TL/DR: it depends how one defines "omniscient".
The properties of the tri-omni God (omnipotent, omniscient, omnibenevolent) have given rise to many paradoxes that have been addressed by theologians and apologists. OP's problem is akin to the famous "Can God create a rock so big He can't lift it ?" paradox about God's omnipotence. The classical response is to redefine "omnipotent" as "can do everything that is logically possible".
The same response can be applied to OP's "can God know the result of a single quantic experiment?" and has indeed been applied to similar questions like the problem of free will: "if we have free will how can God know what we are going to do ?". The answer would be "God knows everything that is logically possible to know", and if one insists that God must know things that are impossible to known then the objection formally makes no sense and is not receivable as an argument.
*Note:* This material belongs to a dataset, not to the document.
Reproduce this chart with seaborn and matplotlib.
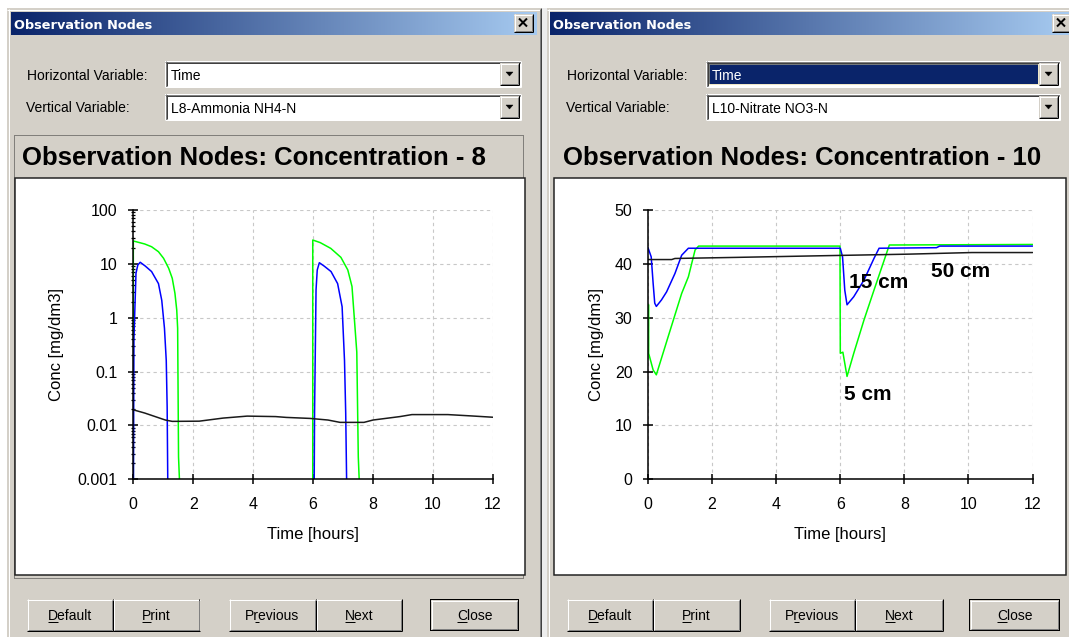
import numpy as np
import pandas as pd
import seaborn as sns
import matplotlib
matplotlib.use("Agg")
import matplotlib.pyplot as plt
from matplotlib.patches import Rectangle, Polygon
from matplotlib.lines import Line2D
from matplotlib.colors import LinearSegmentedColormap
from matplotlib.ticker import LogLocator, NullFormatter

# ---------------------------------------------------------------- data
time_ticks = [0, 2, 4, 6, 8, 10, 12]
nh4_ticks = [0.001, 0.01, 0.1, 1, 10, 100]
nh4_tick_labels = ["0.001", "0.01", "0.1", "1", "10", "100"]
no3_ticks = [0, 10, 20, 30, 40, 50]
no3_tick_labels = ["0", "10", "20", "30", "40", "50"]

nodes = ["5 cm", "15 cm", "50 cm"]
node_colors = {"5 cm": "#00FF00", "15 cm": "#0000FF", "50 cm": "#1A1A1A"}

# L8 - ammonia NH4-N [mg/dm3]; 1e-4 stands for "below 0.001"
nh4_5cm_t = [0.0, 0.0, 0.38, 0.61, 0.84, 1.01, 1.18, 1.30, 1.39, 1.45, 1.48,
             1.51, 1.54, 1.56, 5.99, 5.99, 6.24, 6.59, 6.93, 7.16, 7.30, 7.39,
             7.46, 7.51, 7.54, 7.56, 12.0]
nh4_5cm_c = [1e-4, 26.6, 23.4, 20.8, 16.8, 12.7, 8.3, 5.4, 2.84, 1.39, 0.64,
             0.0026, 0.001, 1e-4, 1e-4, 27.7, 24.8, 19.4, 13.2, 7.7, 3.8, 0.79,
             0.23, 0.0026, 0.001, 1e-4, 1e-4]

nh4_15cm_t = [0.0, 0.02, 0.09, 0.15, 0.23, 0.40, 0.61, 0.84, 0.95, 1.04, 1.10,
              1.13, 1.15, 1.17, 6.03, 6.05, 6.10, 6.14, 6.21, 6.37, 6.60, 6.82,
              6.97, 7.05, 7.09, 7.12, 7.14, 12.0]
nh4_15cm_c = [1e-4, 0.39, 6.7, 9.5, 10.7, 9.1, 7.2, 4.3, 2.1, 0.64, 0.16,
              0.022, 0.001, 1e-4, 1e-4, 0.017, 3.3, 7.7, 10.5, 9.1, 7.2, 4.3,
              1.6, 0.16, 0.017, 0.001, 1e-4, 1e-4]

nh4_50cm_t = [0.0, 0.38, 1.07, 1.30, 2.20, 3.00, 3.80, 4.75, 5.10, 5.90, 6.50,
              6.90, 7.70, 8.00, 8.90, 9.30, 10.50, 11.30, 12.0]
nh4_50cm_c = [0.0195, 0.0170, 0.0126, 0.0119, 0.0120, 0.0137, 0.0149, 0.0146,
              0.0141, 0.0135, 0.0126, 0.0114, 0.0114, 0.0126, 0.0146, 0.0159,
              0.0159, 0.0150, 0.0142]

# L10 - nitrate NO3-N [mg/dm3]
no3_5cm_t = [0.02, 0.02, 0.16, 0.26, 0.63, 1.05, 1.26, 1.47, 1.58, 5.99, 6.00,
             6.08, 6.21, 6.42, 6.74, 7.05, 7.37, 7.53, 12.0]
no3_5cm_c = [32.4, 23.4, 20.3, 19.4, 26.5, 34.5, 37.6, 42.6, 43.3, 43.3, 23.4,
             23.6, 19.1, 23.4, 29.6, 35.1, 40.7, 43.5, 43.6]

no3_15cm_t = [0.0, 0.10, 0.16, 0.21, 0.26, 0.42, 0.58, 0.84, 1.05, 1.26, 6.00,
              6.07, 6.14, 6.21, 6.42, 6.74, 7.05, 7.21, 9.00, 9.10, 12.0]
no3_15cm_c = [43.0, 41.3, 36.4, 32.7, 32.1, 33.3, 34.8, 38.2, 41.6, 42.9, 42.9,
              41.3, 35.1, 32.4, 33.9, 37.0, 41.0, 42.9, 43.0, 43.3, 43.3]

no3_50cm_t = [0.0, 0.74, 0.84, 2.74, 5.37, 8.10, 10.10, 12.0]
no3_50cm_c = [40.8, 40.8, 41.0, 41.2, 41.5, 41.8, 42.1, 42.1]


def frame(series):
    return pd.concat(
        [pd.DataFrame({"time": t, "conc": c, "node": n}) for n, t, c in series],
        ignore_index=True)


nh4 = frame([("5 cm", nh4_5cm_t, nh4_5cm_c),
             ("15 cm", nh4_15cm_t, nh4_15cm_c),
             ("50 cm", nh4_50cm_t, nh4_50cm_c)])
no3 = frame([("5 cm", no3_5cm_t, no3_5cm_c),
             ("15 cm", no3_15cm_t, no3_15cm_c),
             ("50 cm", no3_50cm_t, no3_50cm_c)])

# ---------------------------------------------------------------- style
sns.set_theme(style="white")
plt.rcParams["font.family"] = ["Liberation Sans", "DejaVu Sans"]
plt.rcParams["text.color"] = "black"
plt.rcParams["axes.labelcolor"] = "black"
plt.rcParams["xtick.color"] = "black"
plt.rcParams["ytick.color"] = "black"

W, H, DPI = 1069, 637, 100
FACE = "#D4D0C8"
NAVY = "#0A246A"
PX = 72 / DPI

fig = plt.figure(figsize=(W / DPI, H / DPI), dpi=DPI, facecolor="white")
renderer = fig.canvas.get_renderer()


def box(x0, y0, x1, y1, fc, ec="none", lw=0, z=-10, **kw):
    r = Rectangle((x0 / W, 1 - y1 / H), (x1 - x0) / W, (y1 - y0) / H,
                  transform=fig.transFigure, facecolor=fc, edgecolor=ec,
                  linewidth=lw * PX, zorder=z, **kw)
    fig.add_artist(r)
    return r


def seg(xs, ys, color, lw=1, z=-9, **kw):
    fig.add_artist(Line2D([x / W for x in xs], [1 - y / H for y in ys],
                          transform=fig.transFigure, color=color,
                          linewidth=lw * PX, zorder=z,
                          solid_capstyle="butt", **kw))


def txt(x, y, s, z=5, **kw):
    return fig.text(x / W, 1 - y / H, s, zorder=z, **kw)


def raised(x0, y0, x1, y1, z=-8, fc=FACE):
    box(x0, y0, x1, y1, fc, z=z)
    seg([x0, x1], [y0 + 0.5] * 2, "white", z=z + 0.1)
    seg([x0 + 0.5] * 2, [y0, y1], "white", z=z + 0.1)
    seg([x0, x1], [y1 - 0.5] * 2, "#000000", z=z + 0.1)
    seg([x1 - 0.5] * 2, [y0, y1], "#000000", z=z + 0.1)
    seg([x0 + 1, x1 - 1], [y1 - 1.5] * 2, "#808080", z=z + 0.1)
    seg([x1 - 1.5] * 2, [y0 + 1, y1 - 1], "#808080", z=z + 0.1)


def sunken(x0, y0, x1, y1, fc="white", z=-8):
    box(x0, y0, x1, y1, fc, z=z)
    seg([x0, x1], [y0 + 0.5] * 2, "#808080", z=z + 0.1)
    seg([x0 + 0.5] * 2, [y0, y1], "#808080", z=z + 0.1)
    seg([x0 + 1, x1 - 1], [y0 + 1.5] * 2, "#404040", z=z + 0.1)
    seg([x0 + 1.5] * 2, [y0 + 1, y1 - 1], "#404040", z=z + 0.1)
    seg([x0, x1], [y1 - 0.5] * 2, "white", z=z + 0.1)
    seg([x1 - 0.5] * 2, [y0, y1], "white", z=z + 0.1)


def arrow_down(cx, cy, z=-7):
    pts = [((cx - 3.5) / W, 1 - (cy - 2) / H), ((cx + 3.5) / W, 1 - (cy - 2) / H),
           (cx / W, 1 - (cy + 2) / H)]
    fig.add_artist(Polygon(pts, closed=True, transform=fig.transFigure,
                           facecolor="black", edgecolor="black",
                           linewidth=0.3, zorder=z))


def text_width(s, **kw):
    t = fig.text(0, 0, s, **kw)
    w = t.get_window_extent(renderer).width
    t.remove()
    return w


def button(label, x0, x1, ul=0, default=False, y0=599, y1=631):
    if default:
        box(x0, y0, x1, y1, "black", z=-8.5)
        raised(x0 + 1, y0 + 1, x1 - 1, y1 - 1)
    else:
        raised(x0, y0, x1, y1)
    cx = (x0 + x1) / 2
    kw = dict(fontsize=10, color="black")
    txt(cx, 620, label, ha="center", va="baseline", **kw)
    wf = text_width(label, **kw)
    wp = text_width(label[:ul], **kw) if ul else 0.0
    wc = text_width(label[ul], **kw)
    xs = cx - wf / 2 + wp
    seg([xs, xs + wc], [622, 622], "black", lw=1, z=5)


def title_bar(x0, x1, y0=12, y1=35, close_x=None):
    axg = fig.add_axes([x0 / W, 1 - y1 / H, (x1 - x0) / W, (y1 - y0) / H],
                       zorder=-5)
    grad = np.linspace(0, 1, 256)[None, :]
    cmap = LinearSegmentedColormap.from_list("caption", [NAVY, "#A6CAF0"])
    axg.imshow(grad, aspect="auto", cmap=cmap, extent=(0, 1, 0, 1))
    axg.set_axis_off()
    txt(x0 + 3, 29, "Observation Nodes", fontsize=9.3, fontweight="bold",
        color="white", family="DejaVu Sans", va="baseline")
    if close_x is not None:
        bx0, bx1, by0, by1 = close_x, close_x + 19, 14, 32
        raised(bx0, by0, bx1, by1, z=-4)
        cx, cy = (bx0 + bx1) / 2 - 0.5, (by0 + by1) / 2 - 0.5
        seg([cx - 4, cx + 4], [cy - 4, cy + 4], "black", lw=2, z=-3)
        seg([cx - 4, cx + 4], [cy + 4, cy - 4], "black", lw=2, z=-3)


def combo(x0, x1, y0, y1, text, highlight=False):
    sunken(x0, y0, x1, y1)
    bx0, bx1 = x1 - 21, x1 - 2
    if highlight:
        box(x0 + 3, y0 + 3, bx0 - 1, y1 - 3, NAVY, z=-7)
        box(x0 + 3, y0 + 3, bx0 - 1, y1 - 3, "none", ec="#E0D090", lw=1,
            z=-6.9, linestyle=(0, (1, 1)))
    raised(bx0, y0 + 2, bx1, y1 - 2, z=-7.5)
    arrow_down((bx0 + bx1) / 2, (y0 + y1) / 2)
    txt(x0 + 6, y1 - 7, text, fontsize=10, va="baseline",
        color="white" if highlight else "black")


def dialog(x0, x1):
    box(x0, 8, x1, H, FACE, z=-12)
    seg([x0, x1], [9.5, 9.5], "white", z=-11)
    seg([x0 + 1.5] * 2, [9, H], "white", z=-11)
    seg([x1 - 0.5] * 2, [8, H], "#404040", z=-11)
    seg([x1 - 1.5] * 2, [9, H], "#808080", z=-11)


# ---------------------------------------------------------------- chrome
box(541, 8, 547, H, "#EDEDED", z=-13)
dialog(7, 541)
dialog(547, W + 3)
title_bar(11, 537, close_x=514)
title_bar(550, W, close_x=1052)

for lx, cx0, cx1, vtext, hl in [(27, 165, 521, "L8-Ammonia NH4-N", False),
                                (567, 706, 1060, "L10-Nitrate NO3-N", True)]:
    txt(lx, 80, "Horizontal Variable:", fontsize=10, va="baseline")
    txt(lx - 1, 112, "Vertical Variable:", fontsize=10, va="baseline")
    combo(cx0, cx1, 61, 87, "Time", highlight=hl)
    combo(cx0, cx1, 94, 120, vtext)

# chart panels
box(14, 135, 523, 578, "none", ec="#303030", lw=1, z=-7,
    linestyle=(0, (1, 1)))
box(15, 178, 525, 575, "white", ec="#202020", lw=1.5, z=-6)
box(553.5, 178, 1066, 575, "white", ec="#202020", lw=1.5, z=-6)
txt(22, 165, "Observation Nodes: Concentration - 8", fontsize=18.5,
    fontweight="bold", va="baseline", color="black")
txt(563, 165, "Observation Nodes: Concentration - 10", fontsize=18.5,
    fontweight="bold", va="baseline", color="black")

for x0, x1, lab in [(27, 113, "Default"), (113, 200, "Print"),
                    (229, 316, "Previous"), (316, 402, "Next"),
                    (567, 653, "Default"), (653, 740, "Print"),
                    (769, 855, "Previous"), (855, 943, "Next")]:
    button(lab, x0, x1, ul=1 if lab == "Previous" else 0)
button("Close", 430, 519, default=True)
button("Close", 969, 1060, default=True)


# ---------------------------------------------------------------- charts
def chart_axes(x0, x1, y0=210, y1=479.3):
    ax = fig.add_axes([x0 / W, 1 - y1 / H, (x1 - x0) / W, (y1 - y0) / H])
    ax.set_facecolor("white")
    return ax


def style_axes(ax, ylab_x):
    ax.set_axisbelow(True)
    ax.grid(True, which="major", color="#C8C8C8", linewidth=0.8,
            linestyle=(0, (3, 3)))
    for s in ("top", "right"):
        ax.spines[s].set_visible(False)
    for s in ("left", "bottom"):
        ax.spines[s].set_color("black")
        ax.spines[s].set_linewidth(1.1)
    ax.tick_params(which="major", direction="inout", length=6.5, width=1.1,
                   color="black", labelsize=11.5, labelcolor="black",
                   left=True, bottom=True)
    ax.tick_params(axis="x", pad=9.5)
    ax.tick_params(axis="y", pad=8)
    ax.set_xlim(0, 12)
    ax.set_xticks(time_ticks, labels=[str(t) for t in time_ticks])
    ax.set_xlabel("Time [hours]", fontsize=12, color="black")
    ax.set_ylabel("Conc [mg/dm3]", fontsize=12, color="black")
    ax.xaxis.label.set_va("center")
    ax.yaxis.label.set_va("center")
    ax.xaxis.set_label_coords(0.5, -(534 - 479.3) / 269.3)
    ax.yaxis.set_label_coords(ylab_x, 0.5)


ax1 = chart_axes(133.3, 492.8)
ax1.set_yscale("log")
sns.lineplot(data=nh4, x="time", y="conc", hue="node", hue_order=nodes,
             palette=node_colors, estimator=None, sort=False, linewidth=1.1,
             legend=False, ax=ax1)
ax1.set_ylim(0.001, 100)
ax1.set_yticks(nh4_ticks, labels=nh4_tick_labels)
ax1.yaxis.set_minor_locator(LogLocator(base=10, subs=np.arange(2, 10)))
ax1.yaxis.set_minor_formatter(NullFormatter())
ax1.tick_params(axis="y", which="minor", direction="inout", length=3.5,
                width=0.9, color="black", left=True)
style_axes(ax1, (57 - 133.3) / 359.5)

ax2 = chart_axes(648, 1032.6)
sns.lineplot(data=no3, x="time", y="conc", hue="node", hue_order=nodes,
             palette=node_colors, estimator=None, sort=False, linewidth=1.1,
             legend=False, ax=ax2)
ax2.set_ylim(0, 50)
ax2.set_yticks(no3_ticks, labels=no3_tick_labels)
style_axes(ax2, (596 - 648) / 384.6)

for label, tx, cy in [("15 cm", 6.26, 35.5), ("50 cm", 8.84, 37.6),
                      ("5 cm", 6.10, 14.7)]:
    ax2.text(tx, cy, label, fontsize=15, fontweight="bold", color="black",
             va="baseline", ha="left")

fig.savefig("out.png", dpi=DPI, facecolor="white")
If we go this way, in the case of physics God might not know the result of a singular quantic experiment but can make predictions at the macro level, in the same way we do (except God knows the exact model to apply and the initial conditions with perfect precision). In the same way, God would be able to know our state of mind better than us but be unable to know our next decision because we have free will. If we consider that even I, mere human, can predict with very high certainty my kid is not going to answer "no" if i say "do you want to have cake?", God who knows everything there is to know about psychology and our state of mind at any time could still be able to make very accurate predictions of our behavior without violating free will.